The Wii is well known for a few of its high-profile fighting games, but otherwise the console isn’t exactly a haven for the genre. Everybody knows about Smash Bros, which is an unorthodox fighting game at best, and just this year we got the fantastic Tatsunoko vs. Capcom, but aside from the rather puzzling Castlevania Judgment, there aren’t many other heavy hitters on the Wii.
If anything, independent studio High Voltage Software has established themselves as innovators on the Wii. They fine-tuned their proprietary Quantum 3 engine to push the console’s graphical capabilities. They launched their first original IP, The Conduit, on the platform and are turning it into a franchise with a sequel due out later this year. They’re even working on a separate FPS version of their Left 4 Dead-style monster hunter, The Grinder, exclusively for the Wii, while the PS3 and 360 get a more traditional top-down version.
What HVS’s games lack in construction they more than make up for in ambition, and from what we’ve seen on Conduit 2, HVS is learning quickly. Early last year they demoed a strange fighting game called Gladiator AD. It used an unconventional behind-the-back perspective and sported gritty, bloody graphics in a Roman coliseum setting. At the time I thought the game looked interesting, but a bit homogenous. Apparently HVS and publisher Sega have similar thoughts: a year later and the game had been transformed into the flashy, colorful Tournament of Legends.
The result is a fighting game that looks more traditional, but retains a few of the novel ideas from its original design. If you want to visualize Tournament of Legends in a nutshell, think of Soul Calibur set in the myths of antiquity. Still, that’s only at a glance. Tournament of Legends is a game that is very hard to judge from outward appearances, because it combines so many traditional fighting game elements with new ideas.
The story is an epic tale of competing gladiators much like the Soul series or even Mortal Kombat, but the flavors of Greek, Roman, Egyptian and Norse myths make it stand out.

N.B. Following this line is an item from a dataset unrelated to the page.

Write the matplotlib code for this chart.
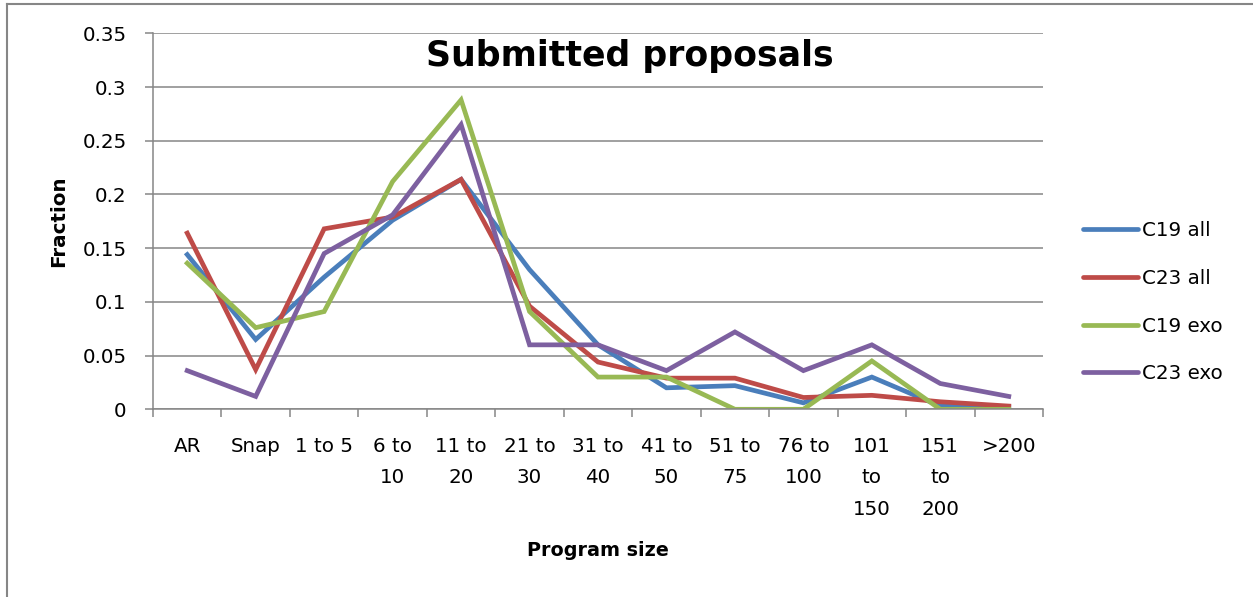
import matplotlib
matplotlib.use("Agg")
import matplotlib.pyplot as plt
from matplotlib.lines import Line2D
import numpy as np

plt.rcParams['font.family'] = ['DejaVu Sans']

categories = ["AR", "Snap", "1 to 5", "6 to\n10", "11 to\n20", "21 to\n30", "31 to\n40",
              "41 to\n50", "51 to\n75", "76 to\n100", "101\nto\n150", "151\nto\n200", ">200"]

c19_all = [0.144, 0.065, 0.123, 0.176, 0.214, 0.130, 0.060, 0.020, 0.022, 0.006, 0.030, 0.003, 0.002]
c23_all = [0.164, 0.037, 0.168, 0.179, 0.214, 0.096, 0.044, 0.029, 0.029, 0.011, 0.013, 0.007, 0.003]
c19_exo = [0.136, 0.076, 0.091, 0.212, 0.288, 0.091, 0.030, 0.030, 0.0, 0.0, 0.045, 0.0, 0.0]
c23_exo = [0.036, 0.012, 0.145, 0.181, 0.265, 0.060, 0.060, 0.036, 0.072, 0.036, 0.060, 0.024, 0.012]

series = [
    ("C19 all", c19_all, "#4A7EBB"),
    ("C23 all", c23_all, "#BE4B48"),
    ("C19 exo", c19_exo, "#98B954"),
    ("C23 exo", c23_exo, "#7D60A0"),
]

W, H = 1253, 597
fig = plt.figure(figsize=(W / 100, H / 100), dpi=100)
ax = fig.add_axes([153 / W, 1 - 409.3 / H, (1043 - 153) / W, (409.3 - 33.3) / H])

x = np.arange(len(categories))
handles = []
for name, vals, col in series:
    h, = ax.plot(x, vals, color=col, lw=3.4, solid_joinstyle='miter', label=name)
    handles.append(h)

grid_col = "#868686"
ax.set_xlim(-0.5, len(categories) - 0.5)
ax.set_ylim(0, 0.35)
ax.set_yticks(np.arange(0, 0.351, 0.05))
ax.set_yticklabels(["0", "0.05", "0.1", "0.15", "0.2", "0.25", "0.3", "0.35"])
ax.yaxis.grid(True, color=grid_col, lw=1.1)
ax.set_axisbelow(True)

ax.set_xticks(x)
ax.set_xticklabels(categories, linespacing=1.82, va='top')
ax.set_xticks(np.arange(-0.5, len(categories), 1.0), minor=True)
ax.tick_params(axis='x', which='major', length=0, pad=20, labelsize=14.3)
ax.tick_params(axis='x', which='minor', length=6, color=grid_col, width=1.1)
ax.tick_params(axis='y', length=6, color=grid_col, width=1.1, pad=13, labelsize=14.3)

for side in ['top', 'right']:
    ax.spines[side].set_visible(False)
for side in ['left', 'bottom']:
    ax.spines[side].set_color(grid_col)
    ax.spines[side].set_linewidth(1.1)

fig.text(630 / W, 1 - 56 / H, "Submitted proposals", ha='center', va='center',
         fontsize=25, fontweight='bold')
fig.text(598 / W, 1 - 550 / H, "Program size", ha='center', va='center',
         fontsize=13.8, fontweight='bold')
fig.text(59 / W, 1 - 221 / H, "Fraction", ha='center', va='center', rotation=90,
         fontsize=14.3, fontweight='bold')

leg = fig.legend(handles=handles, loc='upper left', bbox_to_anchor=(1083 / W, 1 - 221 / H),
                 frameon=False, fontsize=14.3, handlelength=2.75, handletextpad=0.2,
                 labelspacing=1.45, borderpad=0, borderaxespad=0)
for ln in leg.get_lines():
    ln.set_solid_capstyle('round')

# outer chart frame: top and left edges
fig.add_artist(Line2D([7 / W, 1], [1 - 3.5 / H, 1 - 3.5 / H], transform=fig.transFigure,
                      color=grid_col, lw=1.5))
fig.add_artist(Line2D([7 / W, 7 / W], [0, 1 - 3.5 / H], transform=fig.transFigure,
                      color=grid_col, lw=1.5))

fig.savefig("out.png", dpi=100)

A collection of type-A personality gods, goddesses and supernatural fighters are trying to kill the god of death and claim his power, then ascend to the throne in Jupiter’s mysterious absence. The backgrounds for each character are actually well planned out, and fully voiced by an oracle-type character at the beginning of the story mode. This is accompanied by pictorial sequences showing the characters’ motivations, which works a lot better than it sounds on paper and makes each character a lot more relatable than your typical fighting game roster.
There are only ten characters in all, a couple of them unlockable, but the larger than life back-stories and the characters’ over the top personalities make each one stand out. You’ll play as insufferable Roman gladiator Marcus, a stone golem of Jupiter with a serious inferiority complex, Bravehoff the Minotaur with anger issues, the idealistic valkyrie Kara, and the spoiled-rotten Egyptian cat-goddess Bast. Each character’s voice acting is played-up and outrageous, but it does set the game apart from the rest of the genre, and in any case it’s interesting to see a Western take on a predominantly Japanese territory.